Avery: The Spirit That Would Not Die, 1865-2015

Exhibit Splash Image

Averyites in the Charleston Movement

Eugene C. Hunt, Avery Class of 1935 
Eugene C. Hunt, Charleston, South Carolina, ca. 1980, courtesy of Avery Photograph Collection, Avery Research Center.

Eugene C. Hunt, Charleston, South Carolina, ca. 1980, courtesy of Avery Photograph Collection, Avery Research Center for African American HIstroy and Culture.

After graduating from Avery, Eugene C. Hunt taught English, Speech, and Theater at Charleston’s Burke High School from 1941–1972. Active in the NAACP, Hunt particularly encouraged student involvement in the civil rights movement, including a sit-in led by Burke High School students at the S.H. Kress Store in downtown Charleston in 1960. These activities helped galvanize local support for the national civil rights movement. In 1972, he became an Assistant Professor of English and Speech at the College of Charleston, and advanced to Associate Professor in 1985. He was the first African American professor to obtain tenure at the College of Charleston. In 1986, Hunt became the second president of the Avery Institute of Afro-American History and Culture (AIAAHC), and focused on acquiring archival collections for the developing Avery Research Center.

Lois Simms, Avery Class of 1937

Born in Charleston in 1920, Lois Simms graduated from Avery as the class valedictorian in 1937. She received her B.A. from Johnson C. Smith University in Charlotte, North Carolina in 1941, and went on to teach at Archer Elementary School, the Avery Normal Institute, Burke High School, and Laing High School. In 1954, Simms also obtained her M.A. in Education from Howard University. In the 1960s, when South Carolina state officials finally enforced school desegregation, Simms became one of the first African American teachers to integrate the faculty in the formerly all-white Charleston High School. In 1980s and 90s, Simms served as a member of the Avery Institute of Afro-American History and Culture (AIAAHC), and helped advocate for the preservation of the Avery school building and local African American history and culture through the founding of the Avery Research Center at the College of Charleston. Simms also served on the editoral board of the Avery Bulletin (now the Avery Messenger) to promote the Avery Research Center. 

Herbert U. Fielding, Avery Student in the 1930s
Herbert Fielding, Charleston, South Carolina, ca. 1990s, courtesy of the Avery Research Center.

Herbert Fielding, Charleston, South Carolina, ca. 1990s, courtesy of the Avery Research Center for African American Histroy and Culture.

Herbert Ulysses Fielding was a prominent civil rights activist and politician who attended Avery in the 1930s, though he graduated from Lincoln Academy in North Carolina. In 1952, he became the director of the Fielding Home for Funeral Services in Charleston, which gave him the financial independence to support civil rights activities.
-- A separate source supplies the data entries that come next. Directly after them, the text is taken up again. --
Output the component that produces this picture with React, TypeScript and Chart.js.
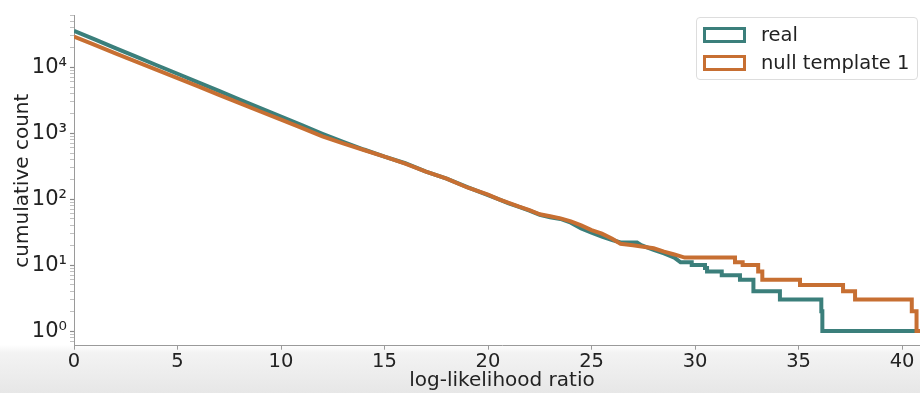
import React, { useEffect, useRef } from 'react';
import { Chart, registerables } from 'chart.js';

Chart.register(...registerables);

// ---- data ----
const realSmoothX = [0, 1, 2, 3, 4, 5, 6, 7, 8, 9, 10, 11, 12, 13, 14, 15, 16, 17, 18, 19, 20, 20.5, 21, 21.5, 22, 22.5, 23, 23.5, 24, 24.5, 25, 25.5, 26, 26.4, 27.2, 27.4, 28, 28.5, 29, 29.3];
const realSmoothCount = [35500, 26400, 19500, 14500, 10700, 7950, 5900, 4360, 3230, 2400, 1780, 1320, 980, 740, 565, 440, 350, 262, 205, 152, 115, 100, 86, 76, 67, 58, 53, 50, 44, 36, 31, 27, 24, 22, 22, 20, 17, 15, 13, 11];
const realStepX = [29.84, 30.48, 30.58, 31.29, 32.17, 32.82, 34.1, 36.1, 36.15];
const realStepCount = [10, 9, 8, 7, 6, 4, 3, 2, 1];

const nullSmoothX = [0, 1, 2, 3, 4, 5, 6, 7, 8, 9, 10, 11, 12, 13, 14, 15, 16, 17, 18, 19, 20, 20.5, 21, 21.5, 22, 22.5, 23, 23.5, 24, 24.5, 25, 25.5, 26, 26.4, 27, 27.5, 28, 28.5, 29, 29.5];
const nullSmoothCount = [29000, 21700, 16200, 12100, 9100, 6800, 5100, 3800, 2850, 2130, 1600, 1200, 895, 700, 555, 440, 345, 262, 205, 150, 117, 100, 88, 77, 68, 59, 55, 51, 46, 40, 34, 30, 25, 21, 20, 19, 18, 16, 14.5, 13];
const nullStepX = [31.93, 32.3, 33.05, 33.25, 35.07, 37.15, 37.73, 40.47, 40.7];
const nullStepCount = [11, 10, 8, 6, 5, 4, 3, 2, 1];

const xEnd = 41.35;
const xTicks = [0, 5, 10, 15, 20, 25, 30, 35, 40];
const yMajorTicks = [1, 10, 100, 1000, 10000];
const yTickLabels = ['10⁰', '10¹', '10²', '10³', '10⁴'];
const yMin = 0.607;
const yMax = 60500;

const seriesNames = ['real', 'null template 1'];
const seriesColors = ['#3b7f7b', '#c76f32'];

const FONT = "'DejaVu Sans', sans-serif";

function buildPoints(sx: number[], sy: number[], stepX: number[], stepY: number[], end: number) {
  const pts = sx.map((x, i) => ({ x, y: sy[i] }));
  let prev = sy[sy.length - 1];
  stepX.forEach((x, i) => {
    pts.push({ x, y: prev });
    pts.push({ x, y: stepY[i] });
    prev = stepY[i];
  });
  pts.push({ x: end, y: prev });
  return pts;
}

export default function App() {
  const ref = useRef<HTMLCanvasElement>(null);

  useEffect(() => {
    if (!ref.current) return;
    const minorTicks: number[] = [];
    yMajorTicks.forEach((m) => {
      for (let k = 1; k <= 9; k++) {
        const v = m * k;
        if (v >= yMin && v <= yMax) minorTicks.push(v);
      }
    });
    [0.7, 0.8, 0.9].forEach((v) => { if (v >= yMin) minorTicks.unshift(v); });
    const yTickVals = Array.from(new Set(minorTicks)).sort((a, b) => a - b);

    const chart = new Chart(ref.current, {
      type: 'line',
      data: {
        datasets: [
          {
            label: seriesNames[0],
            data: buildPoints(realSmoothX, realSmoothCount, realStepX, realStepCount, xEnd),
            borderColor: seriesColors[0],
            borderWidth: 4,
            pointRadius: 0,
            tension: 0,
            fill: false,
            order: 2,
            borderJoinStyle: 'miter',
          },
          {
            label: seriesNames[1],
            data: buildPoints(nullSmoothX, nullSmoothCount, nullStepX, nullStepCount, xEnd),
            borderColor: seriesColors[1],
            borderWidth: 4,
            pointRadius: 0,
            tension: 0,
            fill: false,
            order: 1,
            borderJoinStyle: 'miter',
          },
        ],
      },
      options: {
        responsive: false,
        animation: false,
        devicePixelRatio: 1,
        layout: { padding: { top: 7, right: 2, left: 0, bottom: 0 } },
        plugins: { legend: { display: false }, tooltip: { enabled: false } },
        scales: {
          x: {
            type: 'linear',
            min: 0,
            max: xEnd,
            afterBuildTicks: (s: any) => { s.ticks = xTicks.map((v) => ({ value: v })); },
            afterFit: (s: any) => { s.height = 47.3; },
            grid: { display: true, drawOnChartArea: false, tickLength: 4, color: '#9a9a9a', tickColor: '#9a9a9a' },
            border: { display: true, color: '#9a9a9a', width: 1 },
            ticks: { color: '#222', font: { family: FONT, size: 19.5 }, padding: 1, autoSkip: false, maxRotation: 0 },
            title: { display: true, text: 'log-likelihood ratio', color: '#222', font: { family: FONT, size: 20 }, padding: { top: 0, bottom: 0 } },
          },
          y: {
            type: 'logarithmic',
            min: yMin,
            max: yMax,
            afterBuildTicks: (s: any) => { s.ticks = yTickVals.map((v) => ({ value: v, major: yMajorTicks.includes(v) })); },
            afterFit: (s: any) => { s.width = 74; },
            grid: {
              display: true,
              drawOnChartArea: false,
              tickLength: 4,
              color: '#9a9a9a',
              tickColor: (c: any) => (yMajorTicks.includes(c.tick?.value) ? '#8a8a8a' : '#b0b0b0'),
              tickWidth: (c: any) => (yMajorTicks.includes(c.tick?.value) ? 1.2 : 0.8),
            },
            border: { display: true, color: '#9a9a9a', width: 1 },
            ticks: {
              color: '#222',
              font: { family: FONT, size: 21 },
              padding: 3,
              autoSkip: false,
              callback: (v: any) => {
                const i = yMajorTicks.indexOf(Number(v));
                return i >= 0 ? yTickLabels[i] : '';
              },
            },
            title: { display: true, text: 'cumulative count', color: '#222', font: { family: FONT, size: 20 }, padding: { top: 11, bottom: 0 } },
          },
        },
      },
    });
    return () => chart.destroy();
  }, []);

  const legendRow = (i: number, top: number) => (
    <div key={i} style={{ position: 'absolute', left: 6, top, height: 16, display: 'flex', alignItems: 'center' }}>
      <div style={{ width: 43, height: 16, boxSizing: 'border-box', border: `3.5px solid ${seriesColors[i]}`, background: '#fff' }} />
      <span style={{ marginLeft: 15, fontFamily: FONT, fontSize: 19.5, color: '#222', whiteSpace: 'nowrap', lineHeight: '16px' }}>{seriesNames[i]}</span>
    </div>
  );

  return (
    <div
      style={{
        position: 'fixed',
        left: 0,
        top: 0,
        width: 920,
        height: 393,
        overflow: 'hidden',
        background: 'linear-gradient(to bottom, #ffffff 0px, #ffffff 345px, #f3f3f3 353px, #e7e7e7 393px)',
      }}
    >
      <canvas ref={ref} width={932} height={393} style={{ position: 'absolute', left: 0, top: 0 }} />
      <div
        style={{
          position: 'absolute',
          left: 696,
          top: 17,
          width: 222,
          height: 63,
          boxSizing: 'border-box',
          border: '1px solid #dddddd',
          borderRadius: 4,
          background: 'rgba(255,255,255,0.85)',
        }}
      >
        {legendRow(0, 9)}
        {legendRow(1, 37)}
      </div>
    </div>
  );
}
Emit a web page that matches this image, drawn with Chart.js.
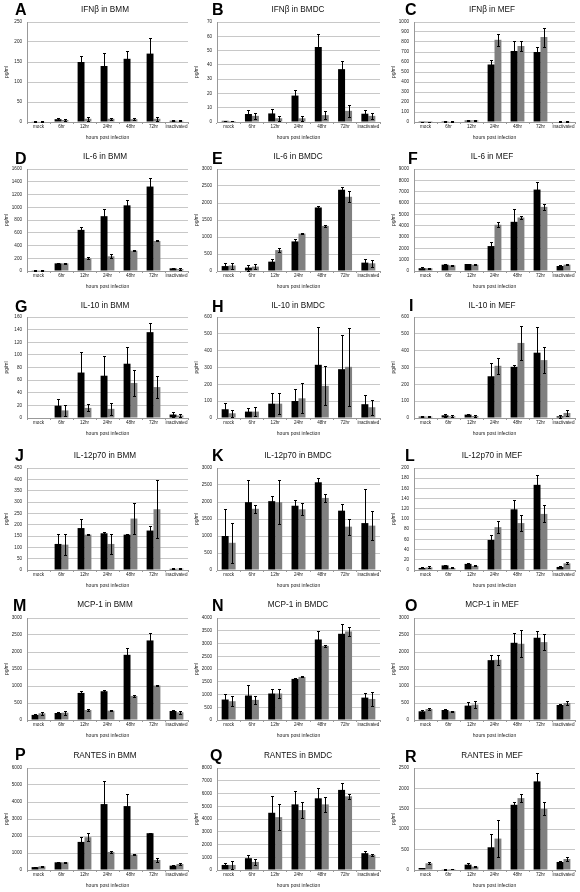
<!DOCTYPE html>
<html><head><meta charset="utf-8">
<script src="https://cdn.jsdelivr.net/npm/chart.js@4.4.0/dist/chart.umd.min.js"></script>
<style>
html,body{margin:0;padding:0;background:#fff;}
body{width:580px;height:892px;position:relative;overflow:hidden;font-family:"Liberation Sans",Arial,sans-serif;}
canvas{position:absolute;}
.letter{position:absolute;font-weight:bold;font-size:16px;line-height:16px;color:#000;}
.ttl{position:absolute;font-size:8.2px;line-height:8.2px;color:#111;transform:translateX(-50%);white-space:nowrap;}
</style></head><body>
<script>
const categories = ['mock','6hr','12hr','24hr','48hr','72hr','inactivated'];
const letters = ['A','B','C','D','E','F','G','H','I','J','K','L','M','N','O','P','Q','R'];
const titles = ['IFNβ in BMM','IFNβ in BMDC','IFNβ in MEF','IL-6 in BMM','IL-6 in BMDC','IL-6 in MEF',
  'IL-10 in BMM','IL-10 in BMDC','IL-10 in MEF','IL-12p70 in BMM','IL-12p70 in BMDC','IL-12p70 in MEF',
  'MCP-1 in BMM','MCP-1 in BMDC','MCP-1 in MEF','RANTES in BMM','RANTES in BMDC','RANTES in MEF'];
const yMax  = [250,70,1000, 1600,3000,9000, 160,600,600, 450,3000,200, 3000,4000,3000, 6000,8000,2500];
const yStep = [50,10,100, 200,500,1000, 20,100,100, 50,500,20, 500,500,500, 1000,1000,500];

const A_black=[1,7,150,140,158,171,3], A_blackErr=[0.5,2,15,33,20,40,1];
const A_gray=[1.5,5,8,8,7,8,3], A_grayErr=[0.3,2,5,2,2,5,1];
const B_black=[0.8,5.6,6,18.5,52.5,37,5.8], B_blackErr=[0.2,2.8,3,4,9,5.5,2.7];
const B_gray=[0.7,4.3,2.6,2.6,4.8,7.8,4.3], B_grayErr=[0.2,2,1.7,1.7,3,4.3,2];
const C_black=[2,8,14,575,710,700,5], C_blackErr=[1,3,4,45,100,55,2];
const C_gray=[1,6,16,822,760,850,7], C_grayErr=[1,3,5,60,45,95,3];
const D_black=[5,120,645,860,1030,1325,42], D_blackErr=[3,10,50,105,90,130,5];
const D_gray=[12,120,199,230,319,471,30], D_grayErr=[5,10,15,30,10,8,15];
const E_black=[145,100,275,870,1868,2390,246], E_blackErr=[90,90,80,80,50,90,120];
const E_gray=[160,130,615,1100,1327,2183,226], E_grayErr=[90,80,70,25,20,160,100];
const F_black=[250,560,620,2200,4340,7185,440], F_blackErr=[60,50,30,350,1100,700,50];
const F_gray=[240,500,560,4080,4720,5660,560], F_grayErr=[60,50,30,200,175,260,60];
const G_black=[0,19.5,72,67,86,136,5.5], G_blackErr=[0,11,32,32,27,14,4];
const G_gray=[0,12,16,14.5,55.5,49,4], G_grayErr=[0,9,5.5,10,20,18,3];
const H_black=[52,38,85,101,316,290,82], H_blackErr=[35,24,66,70,223,205,54];
const H_gray=[28,38,85,117,191,304,64], H_grayErr=[20,28,62,90,115,230,44];
const I_black=[8,16,20,248,304,388,10], I_blackErr=[4,8,5,78,10,152,8];
const I_gray=[8,10,12,310,446,344,30], I_grayErr=[5,5,4,46,100,76,20];
const J_black=[0,115,185,162,156,174,5], J_blackErr=[0,44,38,4,2,19,2];
const J_gray=[0,112,156,115,227,268,6], J_grayErr=[0,47,2,44,68,129,2];
const K_black=[1000,1995,2025,1890,2580,1745,1380], K_blackErr=[780,660,137,176,118,186,1000];
const K_gray=[800,1800,1995,1785,2120,1275,1305], K_grayErr=[595,117,650,176,118,235,430];
const L_black=[4,9,12,59,119,167,6], L_blackErr=[1,1.5,1,10.5,18,18.5,1];
const L_gray=[5,4,8,84,92,110,13], L_grayErr=[2,1,1,12,16,16.5,2];
const M_black=[150,206,796,846,1917,2340,265], M_blackErr=[40,20,50,50,200,225,20];
const M_gray=[197,216,295,275,708,1013,226], M_grayErr=[50,60,30,20,30,20,40];
const N_black=[803,960,1039,1612,3158,3381,878], N_blackErr=[223,408,158,30,315,367,170];
const N_gray=[737,789,1039,1690,2909,3473,826], N_grayErr=[197,158,158,20,50,170,262];
const O_black=[256,295,423,1760,2271,2419,442], O_blackErr=[30,20,108,148,295,206,40];
const O_gray=[324,256,452,1770,2242,2291,501], O_grayErr=[30,20,99,148,400,236,50];
const P_black=[170,452,1653,3878,3760,2165,256], P_blackErr=[30,30,315,1360,709,30,30];
const P_gray=[216,452,1929,1063,906,591,354], P_grayErr=[40,30,236,50,40,100,60];
const Q_black=[396,924,4488,5148,5623,6283,1320], Q_blackErr=[185,237,1320,1056,818,528,158];
const Q_gray=[396,634,4145,4699,5148,5782,1188], Q_grayErr=[290,264,1000,634,581,211,100];
const R_black=[49,16,131,557,1598,2172,197], R_blackErr=[10,5,49,320,66,205,30];
const R_gray=[164,25,82,770,1762,1500,270], R_grayErr=[25,10,20,450,107,164,40];

const seriesBlack=[A_black,B_black,C_black,D_black,E_black,F_black,G_black,H_black,I_black,J_black,K_black,L_black,M_black,N_black,O_black,P_black,Q_black,R_black];
const seriesBlackErr=[A_blackErr,B_blackErr,C_blackErr,D_blackErr,E_blackErr,F_blackErr,G_blackErr,H_blackErr,I_blackErr,J_blackErr,K_blackErr,L_blackErr,M_blackErr,N_blackErr,O_blackErr,P_blackErr,Q_blackErr,R_blackErr];
const seriesGray=[A_gray,B_gray,C_gray,D_gray,E_gray,F_gray,G_gray,H_gray,I_gray,J_gray,K_gray,L_gray,M_gray,N_gray,O_gray,P_gray,Q_gray,R_gray];
const seriesGrayErr=[A_grayErr,B_grayErr,C_grayErr,D_grayErr,E_grayErr,F_grayErr,G_grayErr,H_grayErr,I_grayErr,J_grayErr,K_grayErr,L_grayErr,M_grayErr,N_grayErr,O_grayErr,P_grayErr,Q_grayErr,R_grayErr];

// layout (pixels)
const colPlotLeft=[27,217,414], colPlotRight=[188,380,575];
const rowPlotTop=[22,169,317,468,618,768], rowPlotBottom=[122,271,418,570,720,870];
const letterPos=[[15,4],[212,4],[405,4],[15,153],[212,153],[408,153],[15,301],[212,301],[409,300],[15,450],[212,450],[405,450],[13,600],[212,600],[405,600],[15,749],[210,750],[405,751]];
const titleCx=[105,298,492];
const titleTop=[6,153,302,452,601,752];
const FONT='"Liberation Sans", Arial, sans-serif';

const errorBars={
  id:'errorBars',
  afterDatasetsDraw(chart){
    const ctx=chart.ctx, ys=chart.scales.y;
    ctx.save();
    ctx.strokeStyle='#000';
    ctx.lineWidth=1;
    chart.data.datasets.forEach((ds,i)=>{
      const meta=chart.getDatasetMeta(i);
      meta.data.forEach((el,j)=>{
        const v=ds.data[j], e=ds.errors[j];
        if(!e) return;
        const x=Math.round(el.x)+0.5;
        const yt=Math.round(ys.getPixelForValue(v+e))+0.5;
        const yb=Math.round(ys.getPixelForValue(Math.max(0,v-e)))+0.5;
        ctx.beginPath();
        ctx.moveTo(x,yt);ctx.lineTo(x,yb);
        ctx.moveTo(x-1.5,yt);ctx.lineTo(x+1.5,yt);
        ctx.moveTo(x-1.5,yb);ctx.lineTo(x+1.5,yb);
        ctx.stroke();
      });
    });
    ctx.restore();
  }
};

for(let p=0;p<18;p++){
  const col=p%3,row=Math.floor(p/3);
  const padTop=6,padRight=2,yW=27,xH=22;
  const left=colPlotLeft[col]-yW, top=rowPlotTop[row]-padTop;
  const width=colPlotRight[col]+padRight-left, height=rowPlotBottom[row]+xH-top;
  const cv=document.createElement('canvas');
  cv.width=width;cv.height=height;
  cv.style.left=left+'px';cv.style.top=top+'px';
  cv.style.width=width+'px';cv.style.height=height+'px';
  document.body.appendChild(cv);

  const lt=document.createElement('div');
  lt.className='letter';lt.textContent=letters[p];
  lt.style.left=letterPos[p][0]+'px';lt.style.top=(letterPos[p][1]-2)+'px';
  document.body.appendChild(lt);
  const tt=document.createElement('div');
  tt.className='ttl';tt.textContent=titles[p];
  tt.style.left=titleCx[col]+'px';tt.style.top=titleTop[row]+'px';
  document.body.appendChild(tt);

  new Chart(cv,{
    type:'bar',
    data:{labels:categories,datasets:[
      {data:seriesBlack[p],errors:seriesBlackErr[p],backgroundColor:'#000000',barPercentage:1,categoryPercentage:0.6},
      {data:seriesGray[p],errors:seriesGrayErr[p],backgroundColor:'#808080',barPercentage:1,categoryPercentage:0.6}
    ]},
    options:{
      responsive:false,animation:false,events:[],
      layout:{padding:{top:padTop,right:padRight,left:0,bottom:0}},
      plugins:{legend:{display:false},title:{display:false},tooltip:{enabled:false}},
      scales:{
        x:{
          grid:{display:true,drawOnChartArea:false,drawTicks:true,tickLength:2,tickColor:'#999'},
          border:{display:true,color:'#999'},
          ticks:{font:{size:4.6,family:FONT},color:'#222',padding:0,maxRotation:0,minRotation:0,autoSkip:false},
          title:{display:true,text:'hours post infection',font:{size:5,family:FONT},color:'#222',padding:{top:0,bottom:3}},
          afterFit(s){s.height=xH;s.paddingLeft=0;s.paddingRight=0;}
        },
        y:{
          min:0,max:yMax[p],
          ticks:{stepSize:yStep[p],font:{size:4.6,family:FONT},color:'#222',padding:5,callback:(v)=>String(v)},
          grid:{color:'#c8c8c8',drawTicks:false},
          border:{display:true,color:'#999'},
          title:{display:true,text:'pg/ml',font:{size:5,family:FONT},color:'#222',padding:{top:4,bottom:0}},
          afterFit(s){s.width=yW;s.paddingTop=0;s.paddingBottom=0;}
        }
      }
    },
    plugins:[errorBars]
  });
}
</script>
</body></html>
In 1963, local police arrested hundreds of anti-segregation protestors in Charleston, including Fielding, after he and a group of NAACP leaders demanded service at the Fort Sumter Hotel’s restaurant on the Battery in downtown Charleston. In the 1950s, both Herbert Fielding and J. Arthur Brown ran for office in the South Carolina State House. In 1970, Fielding finally became the first African American elected representative to the South Carolina General Assembly since Reconstruction. In the 1980s and 90s he played a key role in advocating for the establishment of the Avery Research Center at the College of Charleston.